Nvidia has teamed up with ServiceNow and Hugging Face to introduce a new family of open-access large language models (LLMs) for code generation.
The StarCoder2 platform was developed by the BigCode community with performance, transparency and cost-effectiveness in mind.
The wide scope of StarCoder2 is based on the formation of 619 programming languages. The AI code generator comes in three versions: 3 billion, 7 billion and 15 billion parameters.
StarCoder2 brings code generation to everyone
According to the announcement, the smaller variants were created to provide solid performance while managing computing costs. The smaller model was built alongside ServiceNow and promises to match the performance of the original StarCoder's 15 billion parameter option, while the mid-spec option receives Hugging Face support.
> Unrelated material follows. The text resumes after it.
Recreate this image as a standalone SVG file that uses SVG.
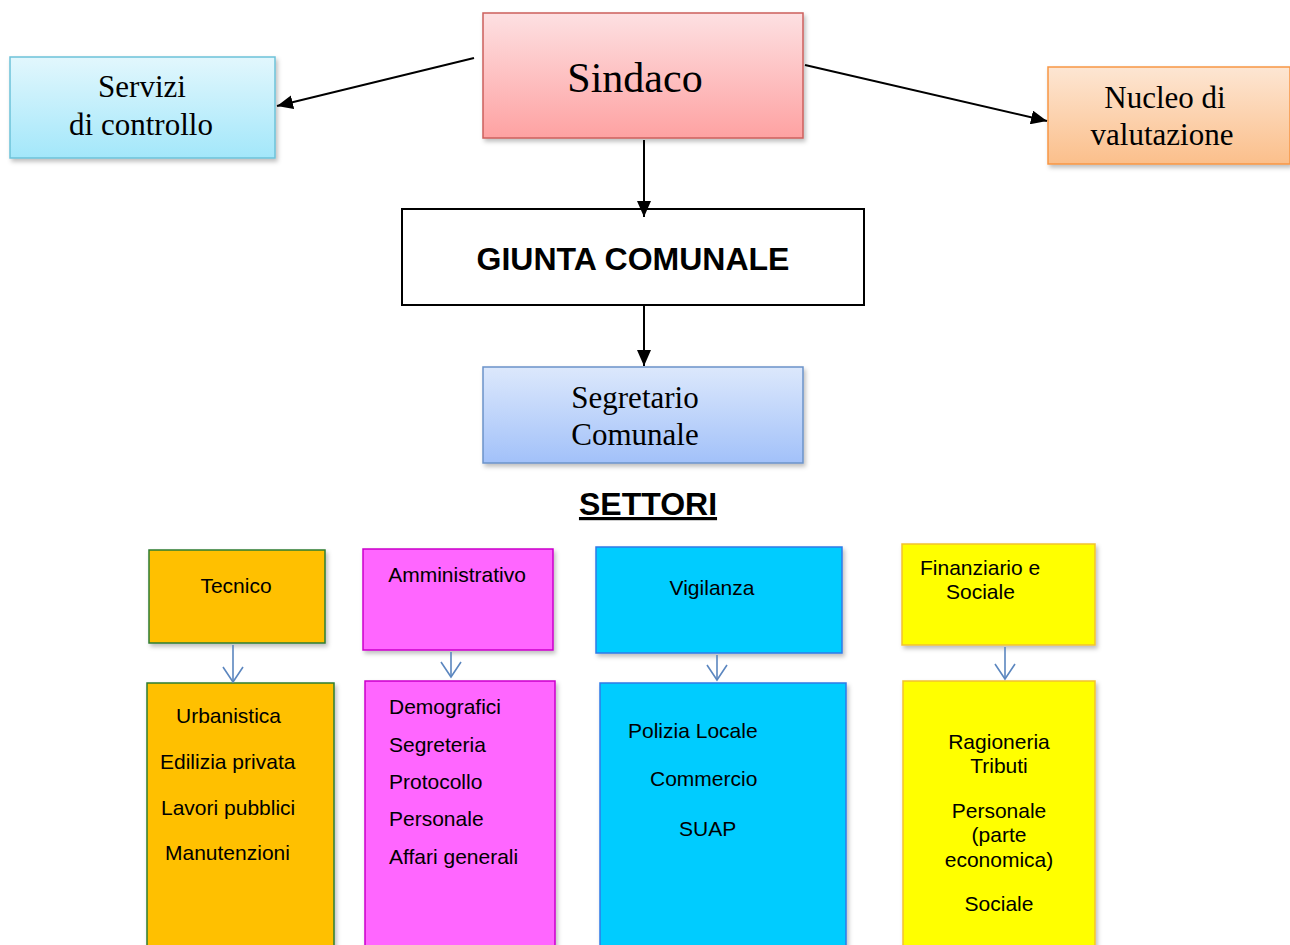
<svg xmlns="http://www.w3.org/2000/svg" width="1290" height="945" viewBox="0 0 1290 945">
<defs>
<style>
.serif{font-family:"Liberation Serif","Times New Roman",serif;fill:#000;text-anchor:middle}
.sans{font-family:"Liberation Sans",Arial,sans-serif;fill:#000}
.sm{font-size:21px}
.mid{text-anchor:middle}
.conn{stroke:#000;stroke-width:2;fill:none}
.blue{stroke:#5b86bf;stroke-width:1.6;fill:none}
</style>
<linearGradient id="gCyan" x1="0" y1="0" x2="0" y2="1"><stop offset="0" stop-color="#e2f7fd"/><stop offset="1" stop-color="#a3e7fa"/></linearGradient>
<linearGradient id="gRed" x1="0" y1="0" x2="0" y2="1"><stop offset="0" stop-color="#fde0e2"/><stop offset="1" stop-color="#fea2a2"/></linearGradient>
<linearGradient id="gOrange" x1="0" y1="0" x2="0" y2="1"><stop offset="0" stop-color="#fde6d3"/><stop offset="1" stop-color="#fbbf8b"/></linearGradient>
<linearGradient id="gBlue" x1="0" y1="0" x2="0" y2="1"><stop offset="0" stop-color="#dce8fc"/><stop offset="1" stop-color="#a2c1f9"/></linearGradient>
<filter id="sh" x="-10%" y="-10%" width="125%" height="130%"><feDropShadow dx="2" dy="3" stdDeviation="2" flood-color="#000" flood-opacity="0.25"/></filter>
<marker id="ah" viewBox="0 0 16 14" refX="16" refY="7" markerWidth="16" markerHeight="14" markerUnits="userSpaceOnUse" orient="auto"><path d="M0,0 L16,7 L0,14 z" fill="#000"/></marker>
<marker id="ahb" markerWidth="18" markerHeight="22" refX="16" refY="11" markerUnits="userSpaceOnUse" orient="auto"><path d="M1,1 L16,11 L1,21" fill="none" stroke="#5b86bf" stroke-width="1.6"/></marker>
</defs>
<rect width="1290" height="945" fill="#fff"/>

<g id="servizi">
<rect x="10" y="57" width="265" height="101" fill="url(#gCyan)" stroke="#6cc2d9" stroke-width="1.5" filter="url(#sh)"/>
<text class="serif" x="142" y="97" font-size="31">Servizi</text>
<text class="serif" x="141" y="135" font-size="31">di controllo</text>
</g>

<g id="sindaco">
<rect x="483" y="13" width="320" height="125" fill="url(#gRed)" stroke="#cc5f5c" stroke-width="1.5" filter="url(#sh)"/>
<text class="serif" x="635" y="92" font-size="42">Sindaco</text>
</g>

<g id="nucleo">
<rect x="1048" y="67" width="242" height="97" fill="url(#gOrange)" stroke="#f79646" stroke-width="1.5" filter="url(#sh)"/>
<text class="serif" x="1165" y="108" font-size="31">Nucleo di</text>
<text class="serif" x="1162" y="145" font-size="31">valutazione</text>
</g>

<g id="giunta">
<rect x="402" y="209" width="462" height="96" fill="#fff" stroke="#000" stroke-width="2"/>
<text class="sans mid" x="633" y="270" font-size="32" font-weight="bold">GIUNTA COMUNALE</text>
</g>

<g id="segretario">
<rect x="483" y="367" width="320" height="96" fill="url(#gBlue)" stroke="#6b93c9" stroke-width="1.5" filter="url(#sh)"/>
<text class="serif" x="635" y="408" font-size="31">Segretario</text>
<text class="serif" x="635" y="445" font-size="31">Comunale</text>
</g>

<g id="settori">
<text class="sans mid" x="648" y="515" font-size="32" font-weight="bold" text-decoration="underline">SETTORI</text>
</g>

<g id="tecnico">
<rect x="149" y="550" width="176" height="93" fill="#ffc000" stroke="#2e7d32" stroke-width="1.5" filter="url(#sh)"/>
<text class="sans sm mid" x="236" y="593">Tecnico</text>
</g>
<g id="tecnico-list">
<rect x="147" y="683" width="187" height="270" fill="#ffc000" stroke="#2e7d32" stroke-width="1.5" filter="url(#sh)"/>
<text class="sans sm" x="176" y="723">Urbanistica</text>
<text class="sans sm" x="160" y="769">Edilizia privata</text>
<text class="sans sm" x="161" y="815">Lavori pubblici</text>
<text class="sans sm" x="165" y="860">Manutenzioni</text>
</g>

<g id="amministrativo">
<rect x="363" y="549" width="190" height="101" fill="#ff66ff" stroke="#cc00cc" stroke-width="1.5" filter="url(#sh)"/>
<text class="sans sm mid" x="457" y="582">Amministrativo</text>
</g>
<g id="amministrativo-list">
<rect x="365" y="681" width="190" height="272" fill="#ff66ff" stroke="#cc00cc" stroke-width="1.5" filter="url(#sh)"/>
<text class="sans sm" x="389" y="714">Demografici</text>
<text class="sans sm" x="389" y="752">Segreteria</text>
<text class="sans sm" x="389" y="789">Protocollo</text>
<text class="sans sm" x="389" y="826">Personale</text>
<text class="sans sm" x="389" y="864">Affari generali</text>
</g>

<g id="vigilanza">
<rect x="596" y="547" width="246" height="106" fill="#00ccff" stroke="#2f7be8" stroke-width="1.5" filter="url(#sh)"/>
<text class="sans sm mid" x="712" y="595">Vigilanza</text>
</g>
<g id="vigilanza-list">
<rect x="600" y="683" width="246" height="270" fill="#00ccff" stroke="#2f7be8" stroke-width="1.5" filter="url(#sh)"/>
<text class="sans sm" x="628" y="738">Polizia Locale</text>
<text class="sans sm" x="650" y="786">Commercio</text>
<text class="sans sm" x="679" y="836">SUAP</text>
</g>

<g id="finanziario">
<rect x="902" y="544" width="193" height="101" fill="#ffff00" stroke="#f2c230" stroke-width="1.5" filter="url(#sh)"/>
<text class="sans sm" x="920" y="575">Finanziario e</text>
<text class="sans sm" x="946" y="599">Sociale</text>
</g>
<g id="finanziario-list">
<rect x="903" y="681" width="192" height="272" fill="#ffff00" stroke="#f2c230" stroke-width="1.5" filter="url(#sh)"/>
<text class="sans sm mid" x="999" y="749">Ragioneria</text>
<text class="sans sm mid" x="999" y="773">Tributi</text>
<text class="sans sm mid" x="999" y="818">Personale</text>
<text class="sans sm mid" x="999" y="842">(parte</text>
<text class="sans sm mid" x="999" y="867">economica)</text>
<text class="sans sm mid" x="999" y="911">Sociale</text>
</g>

<g id="connectors">
<line class="conn" x1="474" y1="58" x2="277" y2="106" marker-end="url(#ah)"/>
<line class="conn" x1="805" y1="65" x2="1047" y2="121" marker-end="url(#ah)"/>
<line class="conn" x1="644" y1="140" x2="644" y2="217" marker-end="url(#ah)"/>
<line class="conn" x1="644" y1="306" x2="644" y2="366" marker-end="url(#ah)"/>
<line class="blue" x1="233" y1="645" x2="233" y2="682" marker-end="url(#ahb)"/>
<line class="blue" x1="451" y1="652" x2="451" y2="677" marker-end="url(#ahb)"/>
<line class="blue" x1="717" y1="655" x2="717" y2="680" marker-end="url(#ahb)"/>
<line class="blue" x1="1005" y1="647" x2="1005" y2="679" marker-end="url(#ahb)"/>
</g>
</svg>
StarCoder2's 15 billion parameter option was trained on Nvidia's accelerated infrastructure.
The considerable improvements mean that while the Nvidia-accelerated option can unlock greater performance, even the most basic variant is a considerable step up from previous generations and requires less sophisticated infrastructure.
Jonathan Cohen, vice president of Applied Research at Nvidia. “Nvidia's collaboration with ServiceNow and Hugging Face introduces safe, responsibly developed models, and supports broader access to responsible generative AI that we hope will benefit the global community.”
Additionally, StarCoder2 uses a new code dataset called The Stack v2, which incorporates new training techniques for understanding low-resource programming languages, mathematics, and program source code discussions.
In addition to performance and efficiency improvements, organizations insist that StarCoder2 adhere to ethical AI practices, such as using data responsibly licensed from the Software Heritage digital commons. Developers can also choose not to use their data for training.